How can pull-out torque be increased?

By increasing the field excitation (higher Eb), increasing the supply voltage, or reducing the synchronous reactance. In practice, increasing field current is the most common method.

Why is pull-in torque important for high-inertia loads?

High-inertia loads (like large compressors or flywheels) are difficult to synchronize because the rotor must accelerate the entire mass to exactly synchronous speed. If pull-in torque is insufficient, the motor will never achieve synchronism and will run inefficiently as an induction motor.

What is the relationship between load angle and stability?

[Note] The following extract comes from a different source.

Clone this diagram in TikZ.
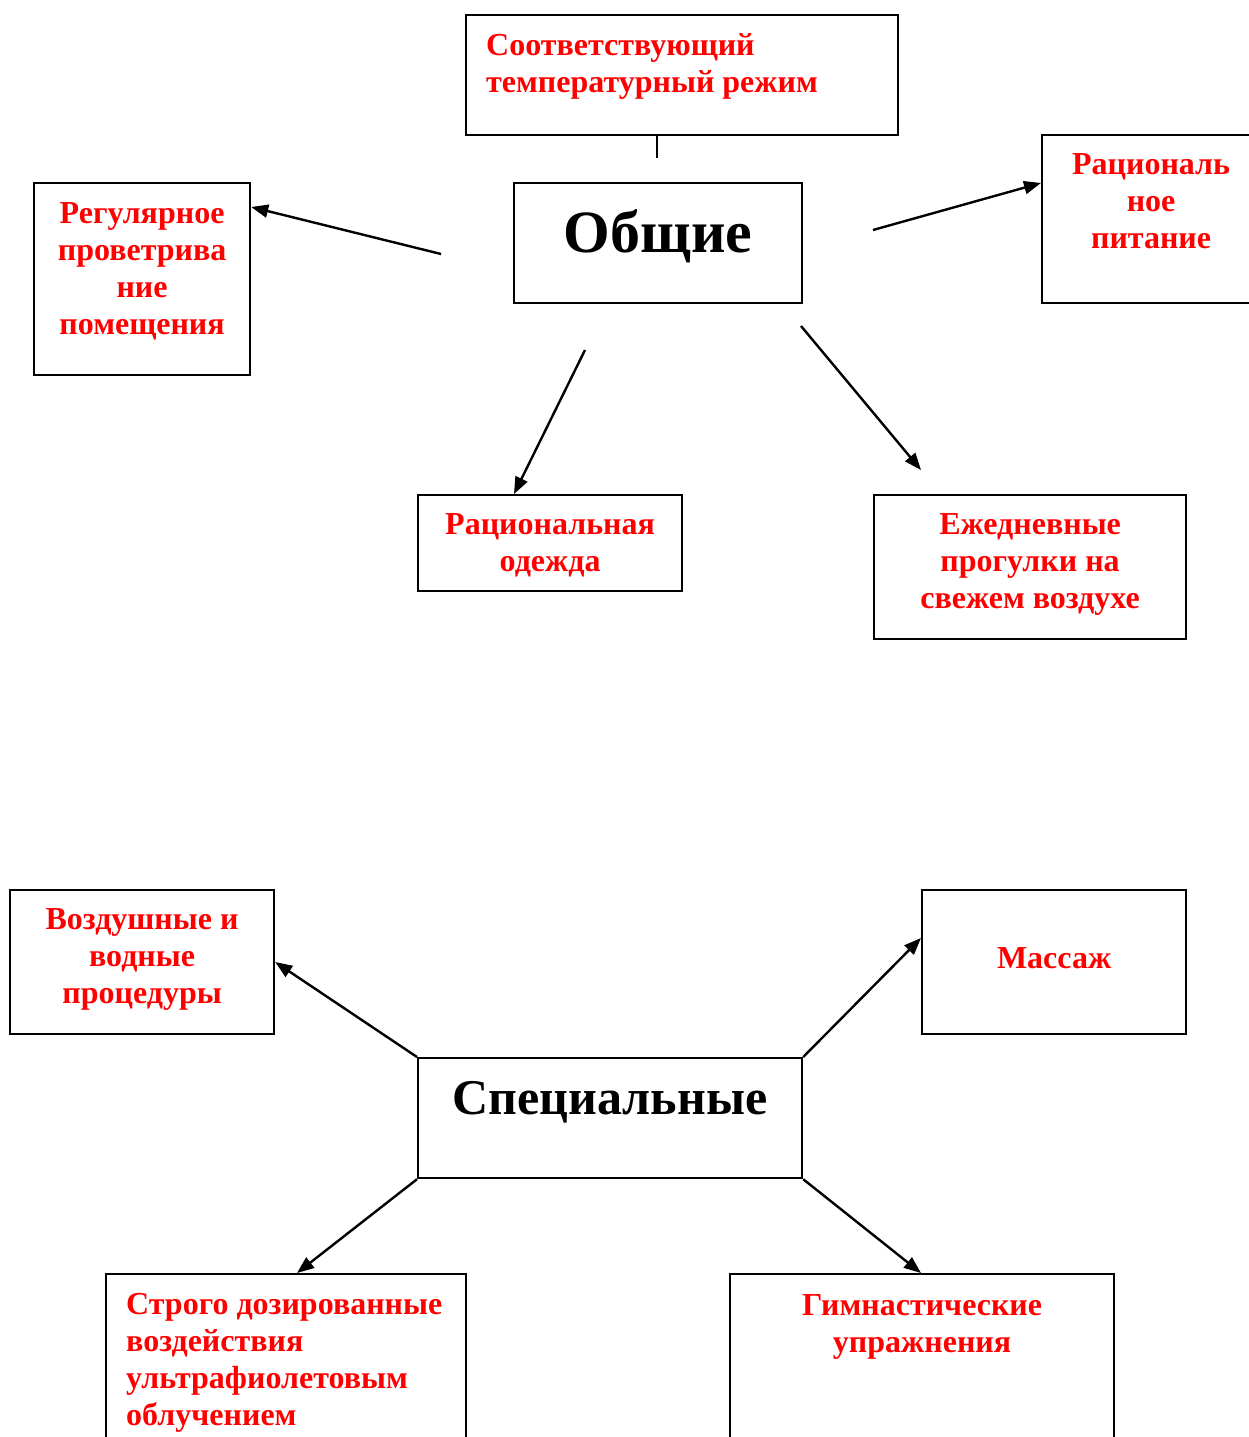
\documentclass[tikz,border=0pt]{standalone}
\usepackage{fontspec}
\setmainfont{Liberation Serif}
\usetikzlibrary{positioning,calc,arrows.meta}
\definecolor{txtred}{RGB}{255,0,0}
\tikzset{
  frame/.style={draw, line width=2.2pt, anchor=north west, inner sep=0pt},
  redtext/.style={text=txtred, font=\bfseries\fontsize{32}{37}\selectfont, inner sep=0pt, align=center},
  headtext/.style={font=\bfseries\fontsize{#1}{#1}\selectfont, inner sep=0pt},
  arr/.style={line width=2.4pt, -{Triangle[length=17pt,width=13pt]}},
}
\begin{document}
\begin{tikzpicture}[x=1pt, y=-1pt]
    \useasboundingbox (0,0) rectangle (1249,1437);
    % upper scheme
    \node[frame, minimum width=288pt, minimum height=120pt] (obsch) at (513,182) {};
    \node[headtext=60, below=27pt of obsch.north] (obsch-t) {Общие};
    \node[frame, minimum width=432pt, minimum height=120pt] (temp) at (465,14) {};
    \node[redtext, align=left, below right=19pt and 21pt of temp.north west] (temp-t) {Соответствующий\\температурный режим};
    \node[frame, minimum width=216pt, minimum height=192pt] (vent) at (33,182) {};
    \node[redtext, below=20pt of vent.north] (vent-t) {Регулярное\\проветрива\\ние\\помещения};
    \node[frame, minimum width=218pt, minimum height=168pt] (food) at (1041,134) {};
    \node[redtext, below=19pt of food.north] (food-t) {Рациональ\\ное\\питание};
    \node[frame, minimum width=264pt, minimum height=96pt] (cloth) at (417,494) {};
    \node[redtext, below=19pt of cloth.north] (cloth-t) {Рациональная\\одежда};
    \node[frame, minimum width=312pt, minimum height=144pt] (walk) at (873,494) {};
    \node[redtext, below=19pt of walk.north] (walk-t) {Ежедневные\\прогулки на\\свежем воздухе};

    \coordinate (temp-start) at ($(temp.south west)+(192,0)$);
    \coordinate (temp-end) at (657,158);
    \coordinate (vent-start) at (441,254);
    \coordinate (food-start) at (873,230);
    \coordinate (cloth-start) at (585,350);
    \coordinate (walk-start) at (801,326);
    \coordinate (walk-tip) at ($(walk.north west)+(48,-24)$);

    \draw[line width=2.2pt] (temp-start) -- (temp-end);
    \draw[arr] (vent-start) -- ($(vent.north east)+(0,25)$);
    \draw[arr] (food-start) -- ($(food.north west)+(0,49)$);
    \draw[arr] (cloth-start) -- ($(cloth.north west)+(97,0)$);
    \draw[arr] (walk-start) -- (walk-tip);

    % lower scheme
    \node[frame, minimum width=384pt, minimum height=120pt] (spec) at (417,1057) {};
    \node[headtext=50, below=24pt of spec.north] (spec-t) {Специальные};
    \node[frame, minimum width=264pt, minimum height=144pt] (air) at (9,889) {};
    \node[redtext, below=19pt of air.north] (air-t) {Воздушные и\\водные\\процедуры};
    \node[frame, minimum width=264pt, minimum height=144pt] (massage) at (921,889) {};
    \node[redtext, below=58pt of massage.north] (massage-t) {Массаж};
    \node[frame, minimum width=360pt, minimum height=200pt] (uv) at (105,1273) {};
    \node[redtext, align=left, below right=20pt and 21pt of uv.north west] (uv-t) {Строго дозированные\\воздействия\\ультрафиолетовым\\облучением};
    \node[frame, minimum width=384pt, minimum height=200pt] (gym) at (729,1273) {};
    \node[redtext, below=21pt of gym.north] (gym-t) {Гимнастические\\упражнения};

    \draw[arr] (spec.north west) -- ($(air.north east)+(0,73)$);
    \draw[arr] (spec.north east) -- ($(massage.north west)+(0,49)$);
    \draw[arr] (spec.south west) -- ($(uv.north west)+(192,0)$);
    \draw[arr] (spec.south east) -- ($(gym.north west)+(192,0)$);
\end{tikzpicture}
\end{document}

The motor is stable when the load angle is between 0° and 90°. At rated load, the angle is typically 20°–30°. The difference between the current load angle and 90° represents the stability margin. A larger margin means the motor can handle sudden load increases without losing synchronism.

Does a synchronous motor have reluctance torque?

Yes, in salient pole synchronous motors. The reluctance torque arises because the rotor has different reluctance along the direct (d) and quadrature (q) axes. This additional torque component helps the motor maintain synchronism and adds to the total electromagnetic torque.